I get up on a Saturday morning and everyone is still snoozing around the house. My wife with her toes sticking out from under the covers. My teenage son with his duvet bunched up around his waist. All’s well with the world.
I myself have a head full of thoughts. Deliveries, invoices, salaries, new projects, new ideas, all fighting for air time. My ideas always happen in the early morning, and really kick in after breakfast. And then I realize, I’m conditioned by the last century.
My sons, born in 1992 and 1998, have a completely different rhythm. They could happily crawl out of bed at 3 PM. And only then, it’s the hunger that wakes them. They trudge around bleary-eyed from their rooms, get something to eat, and then they connect to cyberspace.
It’s amazing to observe. Over the summer, my younger son played Minecraft and my older son made music. Both work and play collaboratively over the Internet, both learning or building with someone at the other end of a chat. These young people were raised with the Internet as their window to the world.

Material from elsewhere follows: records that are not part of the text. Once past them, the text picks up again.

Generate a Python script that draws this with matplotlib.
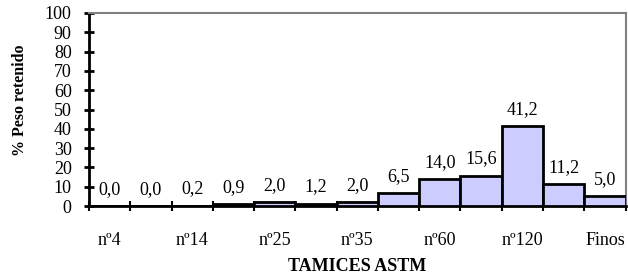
import matplotlib.pyplot as plt
import numpy as np

# data
valores = [0.0, 0.0, 0.2, 0.9, 2.0, 1.2, 2.0, 6.5, 14.0, 15.6, 41.2, 11.2, 5.0]
etiquetas = ['nº4', 'nº14', 'nº25', 'nº35', 'nº60', 'nº120', 'Finos']
yticks = list(range(0, 101, 10))

plt.rcParams['font.family'] = ['Liberation Serif', 'DejaVu Serif']

fig = plt.figure(figsize=(6.28, 2.76), dpi=100)
ax = fig.add_axes([0.1417, 0.2536, 0.8545, 0.6993])

x = np.arange(len(valores))
ax.bar(x, valores, width=1.0, color='#ccccff', edgecolor='black', linewidth=2, zorder=3)

for xi, v in zip(x, valores):
    ax.annotate(f'{v:.1f}'.replace('.', ','), (xi, v), xytext=(0, 6),
                textcoords='offset points', ha='center', va='bottom', fontsize=13)

ax.set_xlim(-0.5, len(valores) - 0.5)
ax.set_ylim(0, 100)
ax.set_yticks(yticks)
ax.set_yticklabels([str(t) for t in yticks], fontsize=13)

# labels on every other bar, tick marks at bar boundaries
ax.set_xticks(x[::2])
ax.set_xticklabels(etiquetas, fontsize=13)
ax.set_xticks(np.arange(len(valores) + 1) - 0.5, minor=True)
ax.tick_params(axis='x', which='major', length=0, pad=19)
ax.tick_params(axis='x', which='minor', direction='inout', length=7, width=1.5)
ax.tick_params(axis='y', direction='inout', length=7, width=2, pad=9)

ax.spines['left'].set_linewidth(2)
ax.spines['bottom'].set_linewidth(2)
ax.spines['top'].set_color('#808080')
ax.spines['right'].set_color('#808080')
ax.spines['top'].set_linewidth(1.5)
ax.spines['right'].set_linewidth(1.5)

ax.set_ylabel('% Peso retenido', fontsize=11.5, fontweight='bold')
ax.yaxis.set_label_coords(-0.113, 0.55)
ax.set_xlabel('TAMICES ASTM', fontsize=13, fontweight='bold', labelpad=6)

fig.savefig('out.png', dpi=100)
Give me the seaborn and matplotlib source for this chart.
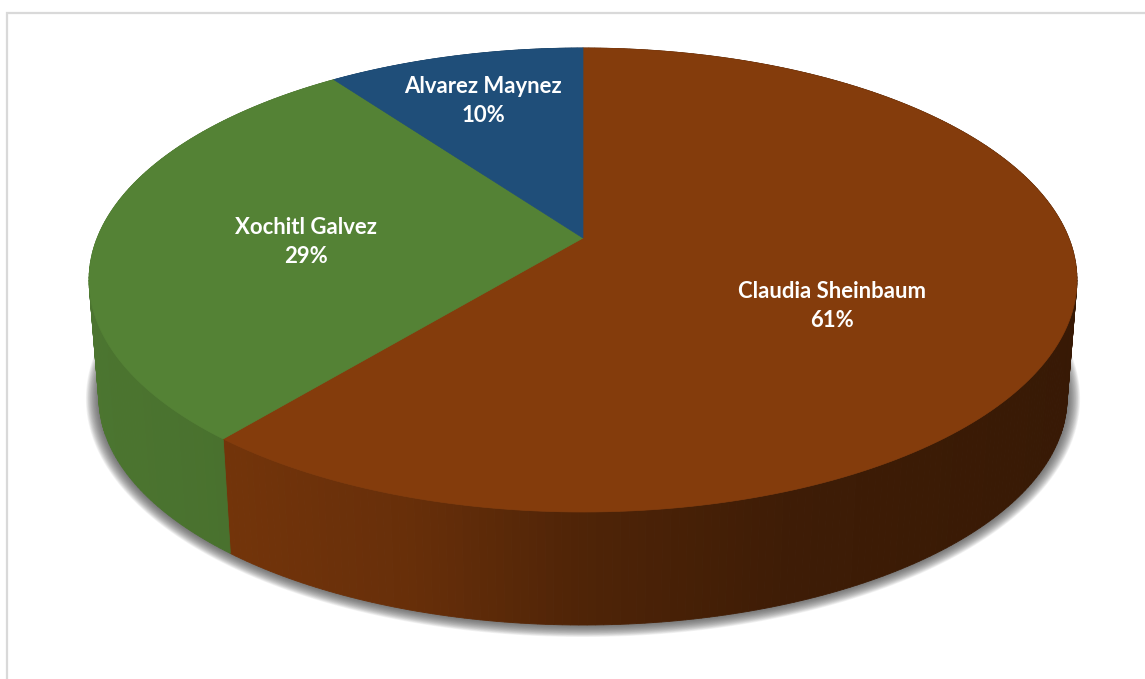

Henry, the younger one, screeches with hoarse adolescent laughter as his building companion in Ireland cracks a joke about a renegade sheep. Their banter over the headset is friendly, supportive, jovial, respectful. Henry tells me often, with a lot of excitement, that he’d like to meet his friend IRL one day.
I am a child of the 60‘s. Physical presence in a classroom, workspace or office was the only way to interact. The children of the 90’s are conditioned by the endless possibilities of remote interactions. They get to choose exactly the person they like hanging out with. This will inevitably affect they way they think about work.
Since I joined UP* There, Everywhere a year ago, we’ve done lots and lots of remote collaborative projects for life science, from company websites to identity and message building. It takes a little getting used to, but the results are phenomenal. Things move fast. No boring office meetings. You get to meet and work with really bright people. The energy levels are inspiring. You spend less time burning fossil fuel, and a lot more time thinking, creating and collaborating meaningfully. This is good for building relations among people, for building communities, and ultimately, for building a more tolerant world.